Sign-use (‘symbolic activity') may start in play, as Vygotsky suggests, when a stick becomes a sign that supports the holding in consciousness of the meaning ‘horse’; or, more obviously in our society, with television images and picture books. Such signs are crucially different from the smoke/fire one in that their ‘outside’ or material component is made, not found (a distinction that St Augustine had already formulated).
For Lucy at age 1 a picture of a lion was more than one more item in the visual environment; it already had a meaning and provoked imaginative activity, giving rise to the meaning ‘lion’, which must have comprised primarily some sort of mental image. Already the picture was functioning as a sign, inducing her to imagine a lion – indeed to create the concept of a lion, since she had not seen one in a zoo and probably had no other basis to go on than the image.

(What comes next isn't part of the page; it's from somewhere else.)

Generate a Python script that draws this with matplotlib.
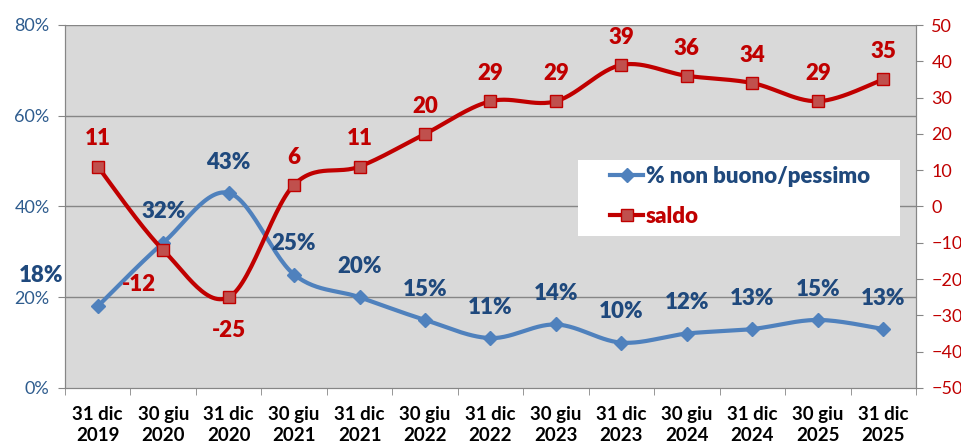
import numpy as np
import matplotlib
matplotlib.use("Agg")
import matplotlib.pyplot as plt
from matplotlib.ticker import FuncFormatter
from matplotlib.lines import Line2D
from matplotlib.patches import Rectangle

categories = ["31 dic\n2019", "30 giu\n2020", "31 dic\n2020", "30 giu\n2021", "31 dic\n2021",
              "30 giu\n2022", "31 dic\n2022", "30 giu\n2023", "31 dic\n2023", "30 giu\n2024",
              "31 dic\n2024", "30 giu\n2025", "31 dic\n2025"]
non_buono = [18, 32, 43, 25, 20, 15, 11, 14, 10, 12, 13, 15, 13]
saldo = [11, -12, -25, 6, 11, 20, 29, 29, 39, 36, 34, 29, 35]

plt.rcParams['font.family'] = ['Lato', 'DejaVu Sans']

BLUE_LINE = "#4F81BD"
BLUE_TXT = "#1F497D"
BLUE_TICK = "#2E5C8E"
RED_LINE = "#C00000"
RED_MARK = "#C0504D"
BG = "#D9D9D9"
GRID = "#868686"

def smooth(x, y, n=30):
    x = np.asarray(x, float); y = np.asarray(y, float)
    P = np.column_stack([x, y])
    P = np.vstack([P[0], P, P[-1]])
    out = []
    for i in range(1, len(P) - 2):
        p0, p1, p2, p3 = P[i-1], P[i], P[i+1], P[i+2]
        c1 = p1 + (p2 - p0) / 6
        c2 = p2 - (p3 - p1) / 6
        t = np.linspace(0, 1, n)[:, None]
        seg = (1-t)**3*p1 + 3*(1-t)**2*t*c1 + 3*(1-t)*t**2*c2 + t**3*p2
        out.append(seg if i == 1 else seg[1:])
    out = np.vstack(out)
    return out[:, 0], out[:, 1]

fig = plt.figure(figsize=(9.62, 4.43), dpi=100)
ax = fig.add_axes([65/962, 1-388/443, (916-65)/962, (388-25)/443])
ax.set_facecolor(BG)
ax2 = ax.twinx()

x = np.arange(len(categories))
ax.set_xlim(-0.5, len(categories) - 0.5)
ax.set_ylim(0, 80)
ax2.set_ylim(-50, 50)

for g in [20, 40, 60, 80]:
    ax.axhline(g, color=GRID, lw=1, zorder=1)

sx, sy = smooth(x, non_buono)
ax.plot(sx, sy, color=BLUE_LINE, lw=3, zorder=3, solid_capstyle='round')
ax.plot(x, non_buono, ls='none', marker='D', ms=7.5, color=BLUE_LINE, zorder=4)

rx, ry = smooth(x, saldo)
ax2.plot(rx, ry, color=RED_LINE, lw=3, zorder=3, solid_capstyle='round')
ax2.plot(x, saldo, ls='none', marker='s', ms=9, mfc=RED_MARK, mec=RED_LINE, mew=1, zorder=4)

LBL = 16
boff = {0: (-0.87, 6.8)}
for i, v in enumerate(non_buono):
    dx, dy = boff.get(i, (0, 6.8))
    ax.text(x[i] + dx, v + dy, f"{v}%", ha='center', va='center', color=BLUE_TXT,
            fontsize=LBL, fontweight='heavy', zorder=6)

roff = {1: (-0.37, -9.4), 2: (0, -9.1)}
for i, v in enumerate(saldo):
    dx, dy = roff.get(i, (0, 7.6))
    ax2.text(x[i] + dx, v + dy, f"{v}", ha='center', va='center', color=RED_LINE,
             fontsize=LBL, fontweight='heavy', zorder=6)

ax.set_xticks(x)
ax.set_xticklabels(categories, fontsize=13.5, fontweight='bold', color='black', linespacing=1.3)
ax.set_xticks(np.arange(-0.5, len(categories), 1), minor=True)
ax.tick_params(axis='x', which='major', length=0, pad=13)
ax.tick_params(axis='x', which='minor', length=5, color=GRID)

ax.set_yticks([0, 20, 40, 60, 80])
ax.yaxis.set_major_formatter(FuncFormatter(lambda v, p: f"{int(v)}%"))
ax.tick_params(axis='y', colors=GRID, labelcolor=BLUE_TICK, labelsize=13, length=5, pad=6)
ax2.set_yticks(np.arange(-50, 51, 10))
ax2.tick_params(axis='y', colors=GRID, labelcolor=RED_LINE, labelsize=13, length=5, pad=6)

for a in (ax, ax2):
    for s in a.spines.values():
        s.set_color(GRID)
    a.spines['top'].set_visible(False)
ax.set_zorder(1)
ax2.set_zorder(2)
ax2.patch.set_visible(False)

W = 916 - 65
H = 388 - 25
def axx(px): return (px - 65) / W
def axy(py): return (388 - py) / H

ax2.add_patch(Rectangle((axx(578), axy(236)), axx(900) - axx(578), axy(160) - axy(236),
                        transform=ax2.transAxes, facecolor='white', edgecolor='none', zorder=7))

handles = [Line2D([], [], color=BLUE_LINE, lw=3, marker='D', ms=7.5),
           Line2D([], [], color=RED_LINE, lw=3, marker='s', ms=9, mfc=RED_MARK, mec=RED_LINE)]
leg = ax2.legend(handles, ["% non buono/pessimo", "saldo"], loc='upper left',
                 bbox_to_anchor=(axx(610), axy(166)),
                 frameon=False,
                 prop={'weight': 'heavy', 'size': 16}, handlelength=1.5, handletextpad=0.1,
                 borderpad=0, labelspacing=0.85, borderaxespad=0)
leg.set_zorder(8)
leg.get_texts()[0].set_color(BLUE_TXT)
leg.get_texts()[1].set_color(RED_LINE)

fig.savefig("out.png", dpi=100)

Hence the importance of picture books in developing children’s capacity to use signs, whether visual or verbal, as instigators and organisers of mental activity – of imagining and thinking.
And later on stories – in words -- teach us not just to enter into more and more sophisticated narratives but, more fundamentally, to live in the sorts of world that are made possible when we know how to exploit the meanings that words can get us into. (In education we surely just have to trust that they just in general do this; it's nonsense to specify a 'learning outcome' for a single experience of a story.)
Comic strips, of course, are a terrific in-between form, though not just that. They provide a medium for the transition from pictures to words at the same time as teaching us to follow narrative structure. But they're also capable of creating worlds and realities that are particular to them and continue to exercise a special power even on adult readers.